Erwin went on to serve on the Governmental Affairs and the Education/Professional Development committees. He also represented the subscriber base on the MLS board and helped to raise funds for RPAC.
Erwin says the encouragement he received from others to volunteer for committee work helped him to develop his business in its early days.
“When I didn’t have a clue about what I was doing, my colleagues said serving would not only help me to get to know other Realtors but would also enable me to become a part of my community and sustain it. That was empowering.”
Erwin is actually a third generation Realtor. Before his father became licensed, his grandmother, May Erwin, became the first member of the family to enter the profession.
His mother, Elaine Erwin, was also licensed from 2000-2019.
Although Erwin’s parents were active in the business, they never insisted he follow in their footsteps. Instead, they merely suggested he consider real estate as an option.
“My dad encouraged me but never insisted I take the same path he did. It was more along the lines of, ‘Have you considered real estate?’”
That said, it does seem as though the die might have been cast while Erwin was a teenager. If he wasn’t on a ballfield, he was mowing one of his dad’s rental properties.
Erwin briefly considering sports marketing while in college and took a job with the Chattanooga Lookouts. The latter experience taught him he wasn’t interested in helping other businesses or entities to move their markets.
Lacking a firm direction, he helped to manage his father’s properties and even helped with renovations, whether it was putting up drywall or landscaping a property.
A burgeoning interest in investment properties opened the door to real estate in 2015.
“There was no lightbulb moment when I decided to become a Realtor,” Erwin explains. “I had no intention of doing sales but had become drawn to the management and investment side of the business and knew being licensed would help.”
That changed after Erwin completed his real estate education and met Jason Farmer, then the broker and owner of RE/MAX Renaissance.

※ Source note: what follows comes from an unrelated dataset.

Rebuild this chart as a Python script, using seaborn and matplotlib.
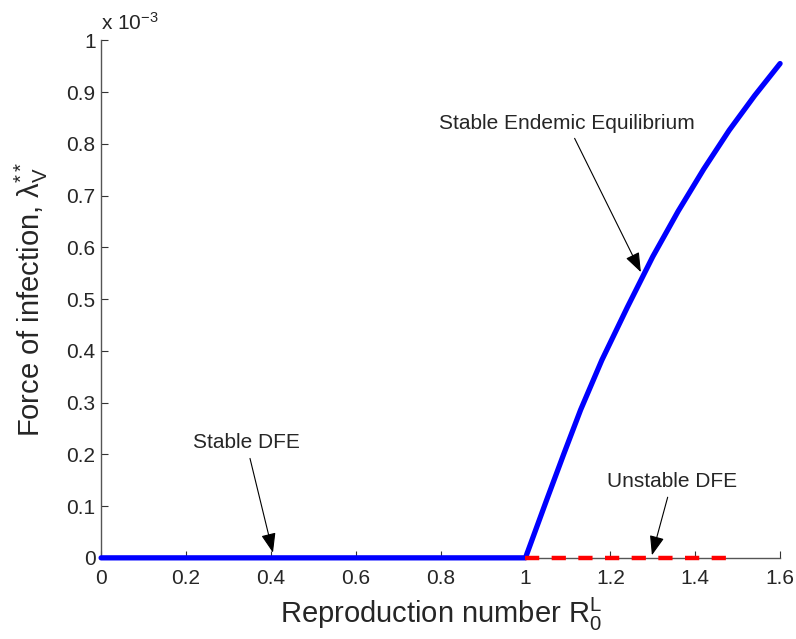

“Jason was an amazing mentor,” Erwin gushes. “He taught me how to learn on the street and not the classroom. And he showed me how to be adaptable.
“He also told me people would look to me as a real estate professional, so I needed to have the information they might need on hand and present it confidently.”
Now in his seventh year as a Realtor, Erwin says his greatest challenge is finding homes for his buyers in a market stricken with a severely limited inventory.
“Tennessee is at least being presented as affordable, so people are moving here. But the challenge I’m facing when representing buyers is knowing what’s available. So, I stay in constant contact with people at my office and in the community and with past clients.”
To help his business remain solvent, Erwin runs a diversified operation that includes connecting prospective tenants with rental properties.
Fortunately, Erwin says, his productive days outnumber his lean days and the rewards for himself and his clients are worth the hard work.
“I love when a client trusts me to guide them through the process – whether it’s a buyer, seller or tenant,” he says. “It’s very rewarding.”
When Erwin isn’t drumming up business or volunteering his time with the association, he says he tries to live his life to the fullest. To him, a great night out or weekend would include hearing live music (he’s partial to “jam bands” like The Grateful Dead and the Allman Brothers) and either viewing or participating in sports.
In addition to being a devotee of the various Chattanooga Mocs sports teams, he also fills his spare time with travel, art and studying business trends.
While Erwin enjoys the balance this provides, his thoughts frequently return to his professional association and the value he says it provides both Realtors and the industry at large.
“Greater Chattanooga Realtors is on the cutting edge of industry advancement, especially for a mid-sized association,” he submits. “When we attend state and national meetings and hear larger boards discussing something they intend to do, it’s frequently something our association has already implemented. We have very strong leadership and staff support.”
For this reason and more, Erwin intends to continue to serve.
“If we don’t focus on our industry, then who will?”